— start Listing —

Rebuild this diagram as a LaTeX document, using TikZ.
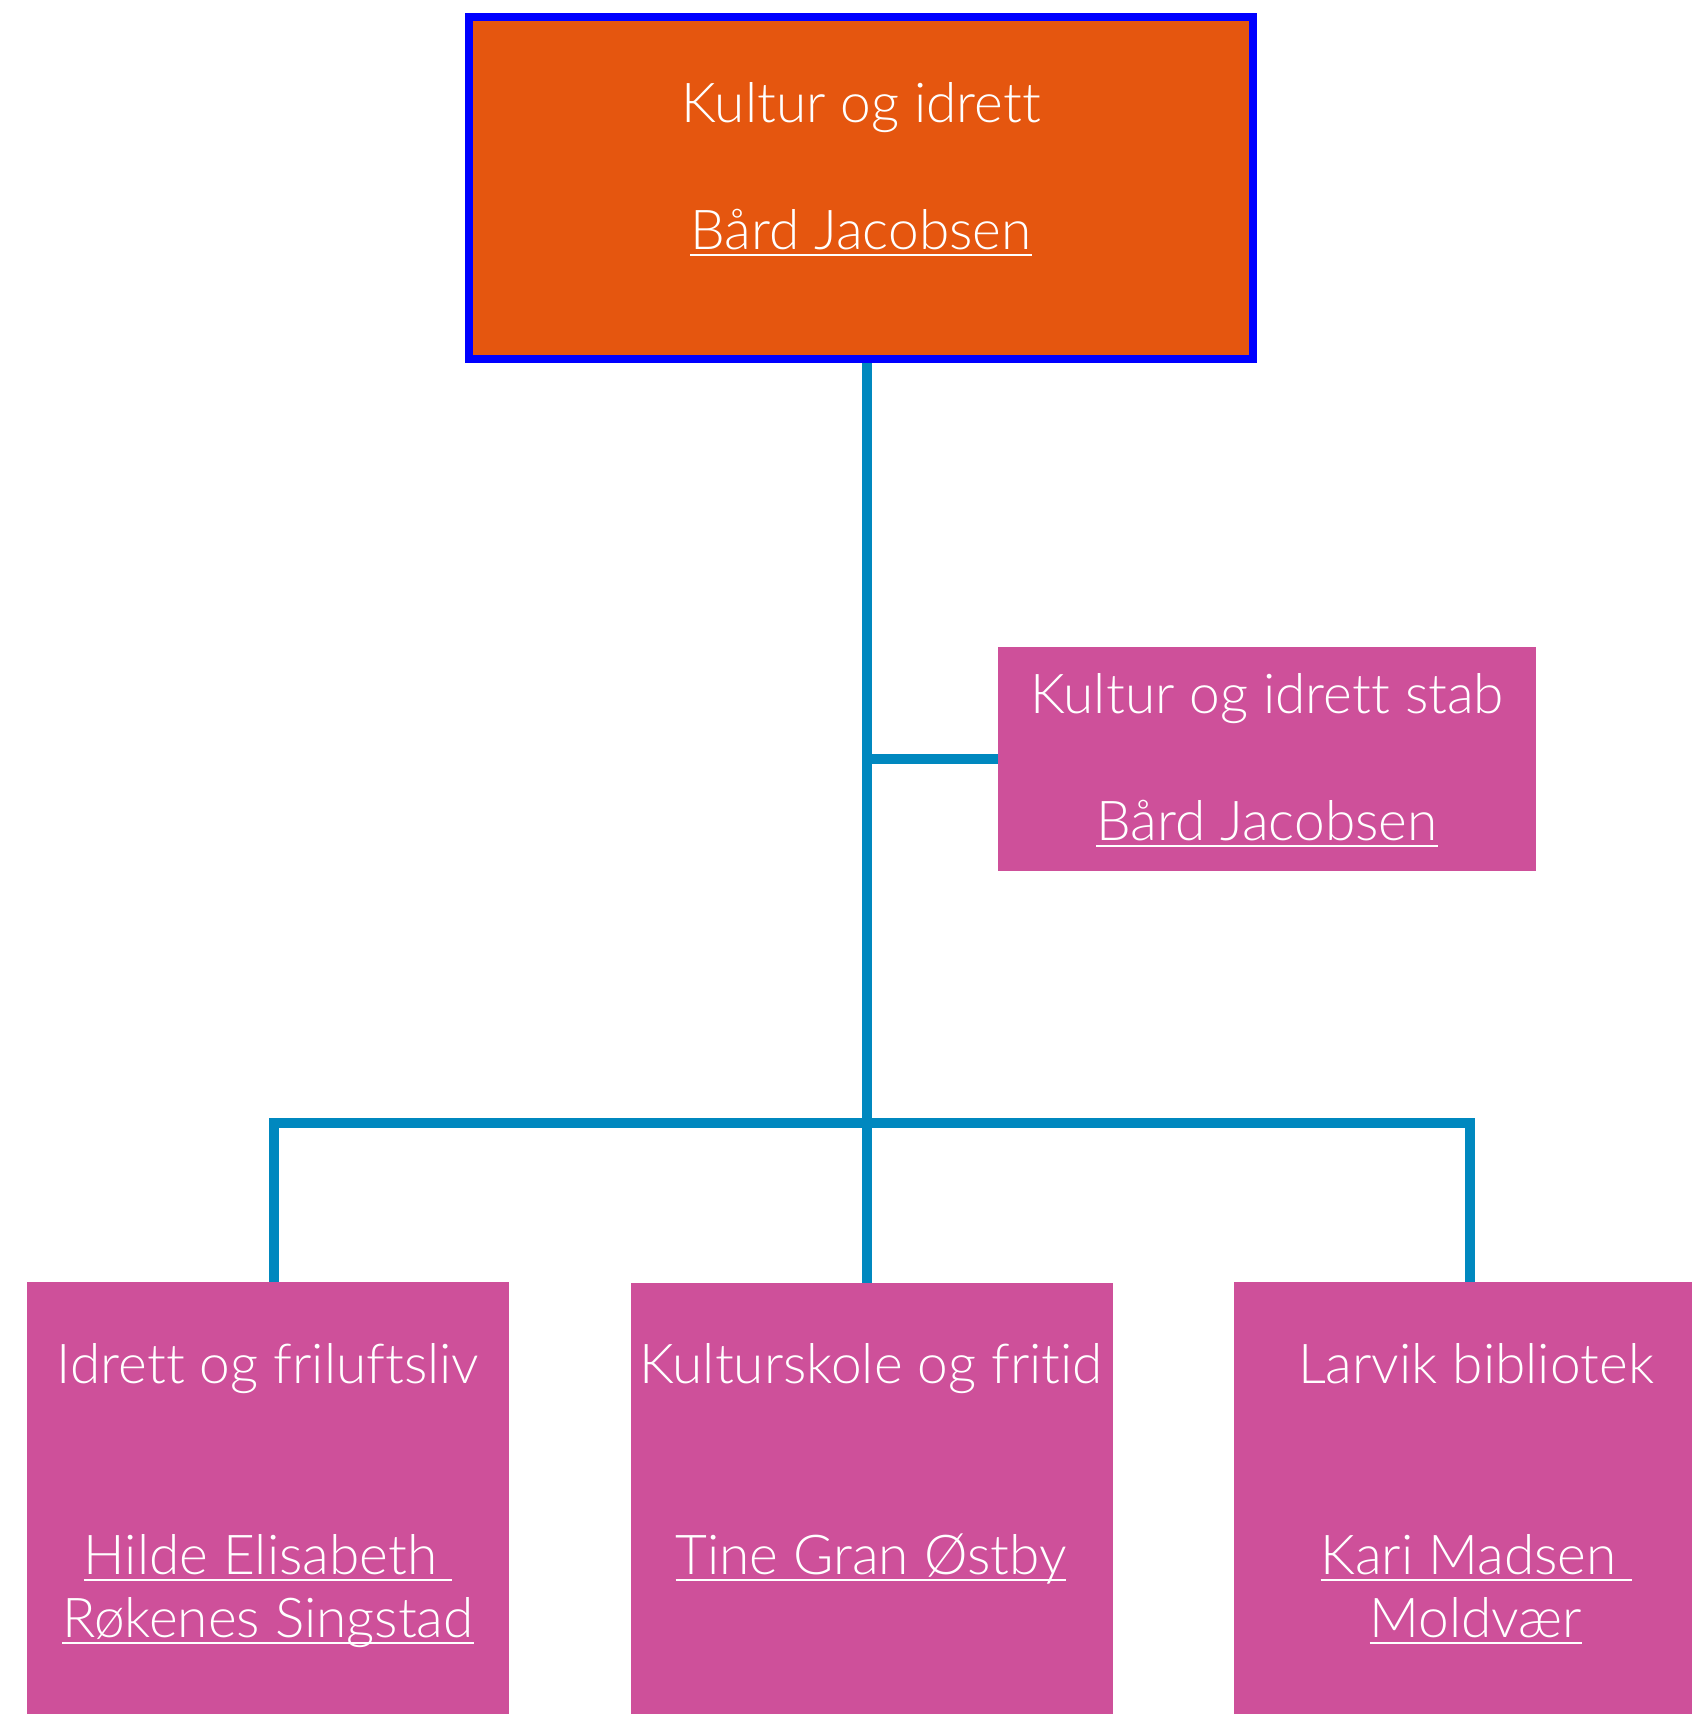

— end Listing —
— start Listing —

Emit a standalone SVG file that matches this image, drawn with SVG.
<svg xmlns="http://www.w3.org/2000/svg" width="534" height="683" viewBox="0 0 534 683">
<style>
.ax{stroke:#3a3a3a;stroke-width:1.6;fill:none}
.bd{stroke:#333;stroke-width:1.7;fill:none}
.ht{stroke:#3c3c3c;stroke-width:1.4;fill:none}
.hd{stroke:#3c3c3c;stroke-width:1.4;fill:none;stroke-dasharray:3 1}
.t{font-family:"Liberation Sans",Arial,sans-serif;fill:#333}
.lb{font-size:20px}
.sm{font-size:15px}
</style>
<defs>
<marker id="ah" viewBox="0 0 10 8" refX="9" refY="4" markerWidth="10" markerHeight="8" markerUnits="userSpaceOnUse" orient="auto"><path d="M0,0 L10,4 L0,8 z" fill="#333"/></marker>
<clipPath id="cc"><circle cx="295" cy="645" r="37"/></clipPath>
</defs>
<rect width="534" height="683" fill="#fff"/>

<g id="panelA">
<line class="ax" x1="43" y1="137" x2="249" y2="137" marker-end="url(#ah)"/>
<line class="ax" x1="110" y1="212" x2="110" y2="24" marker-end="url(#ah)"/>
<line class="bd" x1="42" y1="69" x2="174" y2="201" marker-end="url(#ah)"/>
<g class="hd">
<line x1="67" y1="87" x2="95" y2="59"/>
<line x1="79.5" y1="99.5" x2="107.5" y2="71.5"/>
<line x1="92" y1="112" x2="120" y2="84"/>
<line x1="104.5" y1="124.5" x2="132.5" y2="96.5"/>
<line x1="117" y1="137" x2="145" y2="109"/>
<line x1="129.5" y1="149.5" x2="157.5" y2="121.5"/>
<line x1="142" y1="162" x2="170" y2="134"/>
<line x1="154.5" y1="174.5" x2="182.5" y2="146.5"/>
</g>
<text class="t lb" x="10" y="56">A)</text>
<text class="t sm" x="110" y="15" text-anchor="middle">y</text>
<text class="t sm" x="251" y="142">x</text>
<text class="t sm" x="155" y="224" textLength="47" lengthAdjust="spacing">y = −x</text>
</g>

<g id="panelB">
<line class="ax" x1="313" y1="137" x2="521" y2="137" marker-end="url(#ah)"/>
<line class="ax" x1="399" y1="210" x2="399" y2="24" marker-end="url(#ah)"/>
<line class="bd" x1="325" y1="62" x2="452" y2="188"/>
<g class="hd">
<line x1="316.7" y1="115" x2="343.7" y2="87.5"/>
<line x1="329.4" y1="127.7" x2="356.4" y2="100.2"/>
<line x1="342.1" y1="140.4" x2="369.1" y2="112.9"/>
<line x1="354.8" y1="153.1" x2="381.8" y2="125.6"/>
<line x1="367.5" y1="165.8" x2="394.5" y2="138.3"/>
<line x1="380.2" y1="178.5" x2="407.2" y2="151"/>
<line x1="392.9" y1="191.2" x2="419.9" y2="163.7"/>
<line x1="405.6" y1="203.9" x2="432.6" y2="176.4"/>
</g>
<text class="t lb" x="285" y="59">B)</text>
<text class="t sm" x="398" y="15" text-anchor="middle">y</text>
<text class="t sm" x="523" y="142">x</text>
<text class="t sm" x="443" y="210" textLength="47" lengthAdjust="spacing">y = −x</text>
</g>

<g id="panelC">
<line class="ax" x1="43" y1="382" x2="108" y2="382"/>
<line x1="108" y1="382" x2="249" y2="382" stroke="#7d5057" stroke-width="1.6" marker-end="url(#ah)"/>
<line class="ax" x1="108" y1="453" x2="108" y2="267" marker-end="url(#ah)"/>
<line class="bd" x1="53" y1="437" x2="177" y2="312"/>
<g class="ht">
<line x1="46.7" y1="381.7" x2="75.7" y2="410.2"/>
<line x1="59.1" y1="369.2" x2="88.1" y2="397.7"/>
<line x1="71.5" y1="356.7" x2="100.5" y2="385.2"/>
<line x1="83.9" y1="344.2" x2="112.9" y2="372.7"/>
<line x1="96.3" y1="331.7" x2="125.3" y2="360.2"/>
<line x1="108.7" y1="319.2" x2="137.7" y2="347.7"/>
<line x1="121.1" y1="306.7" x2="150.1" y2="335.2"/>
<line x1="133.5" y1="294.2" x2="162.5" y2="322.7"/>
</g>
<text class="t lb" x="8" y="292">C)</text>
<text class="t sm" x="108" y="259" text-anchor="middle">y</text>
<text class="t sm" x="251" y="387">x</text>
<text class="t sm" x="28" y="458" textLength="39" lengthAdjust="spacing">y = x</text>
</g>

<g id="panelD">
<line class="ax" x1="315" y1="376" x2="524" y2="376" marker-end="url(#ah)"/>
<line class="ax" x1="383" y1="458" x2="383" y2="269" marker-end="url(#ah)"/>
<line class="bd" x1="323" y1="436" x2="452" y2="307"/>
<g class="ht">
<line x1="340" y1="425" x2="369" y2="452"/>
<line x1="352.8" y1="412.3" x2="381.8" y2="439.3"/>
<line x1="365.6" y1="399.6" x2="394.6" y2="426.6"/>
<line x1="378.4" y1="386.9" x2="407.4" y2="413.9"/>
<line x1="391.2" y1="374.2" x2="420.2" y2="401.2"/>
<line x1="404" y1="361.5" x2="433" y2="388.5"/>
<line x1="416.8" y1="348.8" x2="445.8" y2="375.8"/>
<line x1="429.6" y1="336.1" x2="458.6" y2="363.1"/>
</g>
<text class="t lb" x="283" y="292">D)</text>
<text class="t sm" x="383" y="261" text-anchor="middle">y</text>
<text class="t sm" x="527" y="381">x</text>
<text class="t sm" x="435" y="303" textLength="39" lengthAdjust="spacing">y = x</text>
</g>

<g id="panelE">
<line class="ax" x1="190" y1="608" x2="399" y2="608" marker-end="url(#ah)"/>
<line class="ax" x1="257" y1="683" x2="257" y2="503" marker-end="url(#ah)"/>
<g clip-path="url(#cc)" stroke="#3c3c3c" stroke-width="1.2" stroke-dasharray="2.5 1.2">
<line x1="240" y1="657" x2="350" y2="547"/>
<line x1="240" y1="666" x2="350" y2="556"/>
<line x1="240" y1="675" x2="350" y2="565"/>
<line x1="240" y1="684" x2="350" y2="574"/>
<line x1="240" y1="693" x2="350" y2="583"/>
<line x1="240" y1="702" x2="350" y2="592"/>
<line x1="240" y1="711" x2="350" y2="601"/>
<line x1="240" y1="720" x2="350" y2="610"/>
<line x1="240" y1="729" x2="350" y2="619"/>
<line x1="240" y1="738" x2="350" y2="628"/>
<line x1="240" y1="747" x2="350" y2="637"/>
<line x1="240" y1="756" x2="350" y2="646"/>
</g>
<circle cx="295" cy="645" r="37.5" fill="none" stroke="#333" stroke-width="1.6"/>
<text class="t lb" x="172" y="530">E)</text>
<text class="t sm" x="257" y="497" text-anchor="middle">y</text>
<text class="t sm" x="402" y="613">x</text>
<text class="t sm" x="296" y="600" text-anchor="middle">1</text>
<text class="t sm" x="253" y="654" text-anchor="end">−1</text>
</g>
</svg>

— end Listing —

#### [Request]
From the data, collect all lines where the string "this" appears.

#### [Problem solution]
Rebuild this diagram as a LaTeX document, using TikZ.
Emit a standalone SVG file that matches this image, drawn with SVG.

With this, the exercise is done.